First-in-class HIF-2alpha therapy in genitourinary oncology: Belzutifan from von Hippel-Lindau disease to advanced renal cell carcinoma

Scritto il 22/01/2026
da Irem Karaman

Cancer Chemother Pharmacol. 2026 Jan 21;96(1):13. doi: 10.1007/s00280-025-04861-x.

ABSTRACT

Hypoxia signaling governs angiogenesis, erythropoiesis, and cellular metabolism; its dysregulation via stabilized hypoxia-inducible factors (HIFs) is a shared driver across cancers. In genitourinary oncology, loss of VHL hardwires HIF-2α activity in clear-cell renal cell carcinoma (ccRCC) and across the VHL tumor spectrum. Belzutifan, which blocks HIF-2α-ARNT dimerization, is the first approved transcription-factor inhibitor in a solid tumor and the first medical therapy for a hereditary kidney-cancer syndrome (VHL).
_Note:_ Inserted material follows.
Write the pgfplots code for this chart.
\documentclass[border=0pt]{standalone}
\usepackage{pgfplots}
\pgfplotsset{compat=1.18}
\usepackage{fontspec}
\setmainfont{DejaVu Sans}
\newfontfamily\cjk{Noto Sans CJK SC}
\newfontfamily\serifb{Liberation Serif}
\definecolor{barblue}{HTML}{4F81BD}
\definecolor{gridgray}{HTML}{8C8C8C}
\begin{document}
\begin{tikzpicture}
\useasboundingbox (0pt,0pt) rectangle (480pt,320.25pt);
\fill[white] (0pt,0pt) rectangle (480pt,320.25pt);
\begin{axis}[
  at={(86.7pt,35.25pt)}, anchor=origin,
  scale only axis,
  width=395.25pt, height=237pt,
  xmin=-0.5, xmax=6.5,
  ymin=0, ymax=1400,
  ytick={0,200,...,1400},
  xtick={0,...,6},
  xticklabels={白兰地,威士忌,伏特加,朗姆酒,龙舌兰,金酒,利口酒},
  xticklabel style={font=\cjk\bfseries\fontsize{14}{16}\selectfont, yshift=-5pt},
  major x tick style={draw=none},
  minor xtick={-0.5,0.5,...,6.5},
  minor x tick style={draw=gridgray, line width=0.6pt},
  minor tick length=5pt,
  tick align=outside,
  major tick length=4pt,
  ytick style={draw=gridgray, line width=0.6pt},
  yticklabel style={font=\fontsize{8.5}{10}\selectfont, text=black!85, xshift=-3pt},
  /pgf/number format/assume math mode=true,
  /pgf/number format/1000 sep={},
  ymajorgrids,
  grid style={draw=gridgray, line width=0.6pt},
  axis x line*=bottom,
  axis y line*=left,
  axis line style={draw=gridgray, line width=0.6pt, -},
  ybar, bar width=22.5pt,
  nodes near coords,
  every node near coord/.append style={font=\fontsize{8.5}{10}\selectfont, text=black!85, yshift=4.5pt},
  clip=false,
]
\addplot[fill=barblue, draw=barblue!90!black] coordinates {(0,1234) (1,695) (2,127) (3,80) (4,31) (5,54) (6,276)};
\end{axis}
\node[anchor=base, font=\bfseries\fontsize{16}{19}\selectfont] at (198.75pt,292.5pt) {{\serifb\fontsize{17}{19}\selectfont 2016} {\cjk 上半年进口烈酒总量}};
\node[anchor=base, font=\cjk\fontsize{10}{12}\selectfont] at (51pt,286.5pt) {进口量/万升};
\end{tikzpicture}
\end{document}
This review consolidates 2023-2025 advances: phase III validation in post-IO/TKI ccRCC (progression-free survival and response-rate gains vs. everolimus), durable first-line activity with cabozantinib, and approval for advanced pheochromocytoma/paraganglioma-including patients ≥ 12 years-extending impact to endocrine and pediatric oncology. We provide GU-focused care pathways (operate vs. treat vs. observe), pragmatic placement of belzutifan in RCC lines of therapy, and standardized monitoring for on-target anemia and hypoxia that requires coordinated oncology-hematology-pulmonology management, alongside contraception and drug-interaction counseling. Future priorities include biomarker-guided selection (HIF-2 signatures, EPAS1 variants), optimal sequencing with immunotherapy and VEGF TKIs, evaluation of triplet and peri-operative/adjuvant strategies, and development of next-generation HIF-2 inhibitors to address resistance; exploration of HIF-1 targeting and non-oncology applications (e.g., pulmonary vascular disease) is warranted. Caution is appropriate: overall survival benefit in randomized RCC trials is not yet demonstrated, resistance can emerge, and long-term hematologic and pulmonary effects require surveillance. Together, HIF-2α inhibition establishes a new, clinically actionable axis in GU oncology.